A convicção central do partido e de Recep Tayyip Erdoğan era a de que democracia
e Islã não eram incompatíveis, e que, inclusive, o maior desejo de grande parte dos
turcos era poder desfrutar de ambos (KINZER, 2008). Erdoğan também defendia
uma outra interpretação do secularismo, não mais como a supressão das escolhas
religiosas individuais, como empregado pela elite kemalista, mas como a liberdade
do indivíduo de poder escolher no que acredita (KINZER, 2008). Essa tentativa
de harmonização entre democracia e Islã foi fundamental para tentar resolver
um dos problemas estruturais apontados por Fuller (2008): o da percepção do
Islã como ameaça.
Em sua campanha, em 2002, Erdoğan também pregava uma “normalização”
da política, o que significava que os resultados eleitorais deveriam ser respeitados.
Buscava-se, assim, resolver o outro problema estrutural, o da tutela militar sobre a
política doméstica (KINZER, 2008). Mas, desde o início, o AKP optou por evitar uma
confrontação direta com o establishment kemalista, diferentemente do antigo partido
islâmico nos anos 1990, o Partido do Bem-Estar de Necmettin Erbakan. Nesse sentido,
a criação do AKP, em 2001, foi o resultado de um processo de amadurecimento dos
grupos islâmicos e sua visão em relação à democracia (FULLER, 2008).

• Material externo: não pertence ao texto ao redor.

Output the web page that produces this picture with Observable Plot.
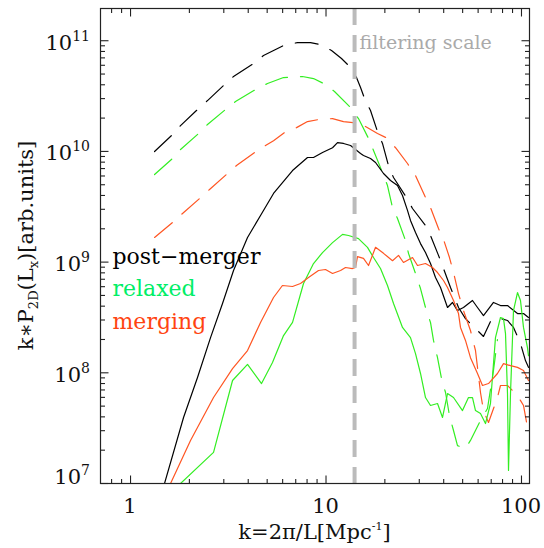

Em relação à política externa, quando Erdoğan assumiu o posto de primeiro-
ministro, deixou claro que sua primeira prioridade seria liderar a Turquia em
direção ao posto de membro da UE, o que surpreendeu a elite kemalista (KINZER,
2008). Essa opção do governo se deu não apenas para consolidar a imagem de
que o AKP era um partido “pós-islâmico” e, portanto, pragmático, podendo seguir
a tradição kemalista (ROBINS, 2007), mas também para impulsionar reformas
domésticas que tirassem poder político dos militares – ou seja, buscou uma
forma indireta para enfrentá-los. A busca pela aproximação com a Europa seria,
portanto, a característica principal da primeira fase da política externa do governo
AKP, entre 2003 e 2005 (ROBINS, 2013). De fato, a aproximação com a UE serviu,
domesticamente, para dar início a um processo bem-sucedido de diminuição
do poder político dos militares, o que incorreu, utilizando a terceira variável de
Hermann (1990), em uma mudança na estrutura política doméstica do país
5
.
5 Em 2003, o parlamento turco aprovou um pacote de reformas que transformou o Conselho de Segurança Nacional
(CSN) em um órgão de aconselhamento, removendo sua influência sobre o governo e a burocracia.